## start DATASET EXTRACT

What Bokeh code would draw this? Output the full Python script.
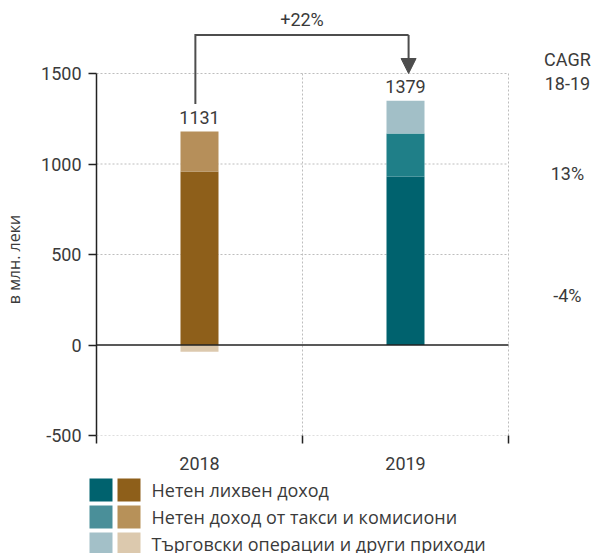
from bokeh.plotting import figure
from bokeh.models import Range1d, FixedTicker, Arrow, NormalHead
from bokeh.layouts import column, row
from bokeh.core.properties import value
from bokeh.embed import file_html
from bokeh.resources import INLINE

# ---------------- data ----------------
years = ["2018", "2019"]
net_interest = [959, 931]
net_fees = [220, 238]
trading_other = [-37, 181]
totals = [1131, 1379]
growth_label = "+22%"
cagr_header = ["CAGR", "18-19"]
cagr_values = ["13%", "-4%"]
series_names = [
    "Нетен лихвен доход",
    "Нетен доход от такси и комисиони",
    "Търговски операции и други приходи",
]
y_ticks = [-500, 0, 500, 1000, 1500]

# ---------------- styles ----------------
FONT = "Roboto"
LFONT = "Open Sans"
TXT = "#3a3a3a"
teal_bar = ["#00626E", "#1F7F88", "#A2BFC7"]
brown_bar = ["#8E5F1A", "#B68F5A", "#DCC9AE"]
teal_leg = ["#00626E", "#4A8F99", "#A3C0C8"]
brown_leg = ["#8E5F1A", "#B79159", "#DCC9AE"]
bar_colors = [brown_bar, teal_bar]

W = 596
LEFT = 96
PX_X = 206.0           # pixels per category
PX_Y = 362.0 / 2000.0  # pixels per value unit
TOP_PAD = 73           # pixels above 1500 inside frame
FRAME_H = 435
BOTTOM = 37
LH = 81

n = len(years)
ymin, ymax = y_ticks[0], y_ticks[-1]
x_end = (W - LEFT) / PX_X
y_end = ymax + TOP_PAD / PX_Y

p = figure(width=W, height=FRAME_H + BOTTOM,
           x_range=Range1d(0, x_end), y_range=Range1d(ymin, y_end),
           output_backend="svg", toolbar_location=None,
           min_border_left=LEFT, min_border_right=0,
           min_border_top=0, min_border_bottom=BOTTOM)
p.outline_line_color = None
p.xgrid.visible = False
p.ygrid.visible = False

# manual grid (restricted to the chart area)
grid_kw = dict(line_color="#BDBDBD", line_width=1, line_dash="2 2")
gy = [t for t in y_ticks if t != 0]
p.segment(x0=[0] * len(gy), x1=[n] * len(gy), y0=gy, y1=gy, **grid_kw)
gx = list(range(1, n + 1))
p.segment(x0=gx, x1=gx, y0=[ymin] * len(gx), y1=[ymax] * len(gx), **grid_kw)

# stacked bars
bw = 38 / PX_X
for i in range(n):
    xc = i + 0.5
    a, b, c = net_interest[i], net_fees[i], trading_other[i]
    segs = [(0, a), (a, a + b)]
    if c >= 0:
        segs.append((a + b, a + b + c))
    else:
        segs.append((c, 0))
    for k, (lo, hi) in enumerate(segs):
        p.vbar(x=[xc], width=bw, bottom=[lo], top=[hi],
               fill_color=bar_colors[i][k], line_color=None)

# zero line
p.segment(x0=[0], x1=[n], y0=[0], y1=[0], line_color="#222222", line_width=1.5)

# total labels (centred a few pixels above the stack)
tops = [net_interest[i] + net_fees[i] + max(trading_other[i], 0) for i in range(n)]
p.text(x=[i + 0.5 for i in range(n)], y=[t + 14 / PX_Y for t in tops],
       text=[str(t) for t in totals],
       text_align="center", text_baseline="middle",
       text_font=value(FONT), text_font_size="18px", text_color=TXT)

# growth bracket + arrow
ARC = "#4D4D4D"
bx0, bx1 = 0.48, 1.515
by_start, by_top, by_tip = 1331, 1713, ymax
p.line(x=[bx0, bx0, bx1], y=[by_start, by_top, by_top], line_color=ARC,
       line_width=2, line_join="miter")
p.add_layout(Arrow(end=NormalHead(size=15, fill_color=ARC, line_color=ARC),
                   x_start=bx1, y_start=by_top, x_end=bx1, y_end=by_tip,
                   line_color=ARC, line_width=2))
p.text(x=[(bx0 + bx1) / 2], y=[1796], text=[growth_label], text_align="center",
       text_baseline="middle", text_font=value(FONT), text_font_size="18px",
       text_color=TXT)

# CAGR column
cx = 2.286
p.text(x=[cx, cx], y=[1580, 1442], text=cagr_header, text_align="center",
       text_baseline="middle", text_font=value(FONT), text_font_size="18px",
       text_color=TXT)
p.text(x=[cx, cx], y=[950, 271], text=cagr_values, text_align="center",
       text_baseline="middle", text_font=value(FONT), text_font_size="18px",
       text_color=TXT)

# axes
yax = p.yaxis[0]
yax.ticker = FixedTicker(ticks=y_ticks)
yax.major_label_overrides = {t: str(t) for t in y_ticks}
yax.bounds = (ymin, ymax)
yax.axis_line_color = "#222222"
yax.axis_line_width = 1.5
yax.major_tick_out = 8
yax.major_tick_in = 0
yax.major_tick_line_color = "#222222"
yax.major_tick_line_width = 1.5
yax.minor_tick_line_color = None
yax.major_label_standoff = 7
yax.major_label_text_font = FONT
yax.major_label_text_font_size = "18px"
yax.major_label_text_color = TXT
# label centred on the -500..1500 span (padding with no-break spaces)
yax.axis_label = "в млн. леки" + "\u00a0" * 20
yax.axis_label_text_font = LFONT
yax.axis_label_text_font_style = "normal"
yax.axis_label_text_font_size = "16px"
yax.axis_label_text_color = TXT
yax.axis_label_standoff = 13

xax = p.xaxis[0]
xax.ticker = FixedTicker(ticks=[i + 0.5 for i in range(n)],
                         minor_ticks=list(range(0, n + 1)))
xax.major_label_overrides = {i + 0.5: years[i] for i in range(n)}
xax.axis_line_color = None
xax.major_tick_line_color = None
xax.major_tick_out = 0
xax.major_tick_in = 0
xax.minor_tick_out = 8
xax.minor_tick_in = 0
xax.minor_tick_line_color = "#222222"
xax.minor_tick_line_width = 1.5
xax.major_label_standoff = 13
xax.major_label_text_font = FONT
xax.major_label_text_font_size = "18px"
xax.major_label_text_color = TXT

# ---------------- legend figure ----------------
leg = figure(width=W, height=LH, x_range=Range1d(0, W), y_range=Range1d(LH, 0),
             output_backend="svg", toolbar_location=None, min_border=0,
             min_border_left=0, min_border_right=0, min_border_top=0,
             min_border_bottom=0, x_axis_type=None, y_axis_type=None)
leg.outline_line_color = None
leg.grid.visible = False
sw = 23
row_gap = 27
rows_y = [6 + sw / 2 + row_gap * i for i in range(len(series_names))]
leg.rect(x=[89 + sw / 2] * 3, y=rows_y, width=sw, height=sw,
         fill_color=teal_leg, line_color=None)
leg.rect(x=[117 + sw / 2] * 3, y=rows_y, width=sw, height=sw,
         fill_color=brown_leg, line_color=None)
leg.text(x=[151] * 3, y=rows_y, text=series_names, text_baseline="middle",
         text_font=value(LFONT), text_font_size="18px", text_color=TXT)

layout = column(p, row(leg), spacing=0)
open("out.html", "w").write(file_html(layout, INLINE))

## end DATASET EXTRACT

- INSTRUCTIONS TO FOLLOW -
Your task is to reproduce exactly the lines from the start of the data above through the line containing "from bokeh.resources import INLINE", leaving every picture out.

- THE REPLY -
What Bokeh code would draw this? Output the full Python script.
from bokeh.plotting import figure
from bokeh.models import Range1d, FixedTicker, Arrow, NormalHead
from bokeh.layouts import column, row
from bokeh.core.properties import value
from bokeh.embed import file_html
from bokeh.resources import INLINE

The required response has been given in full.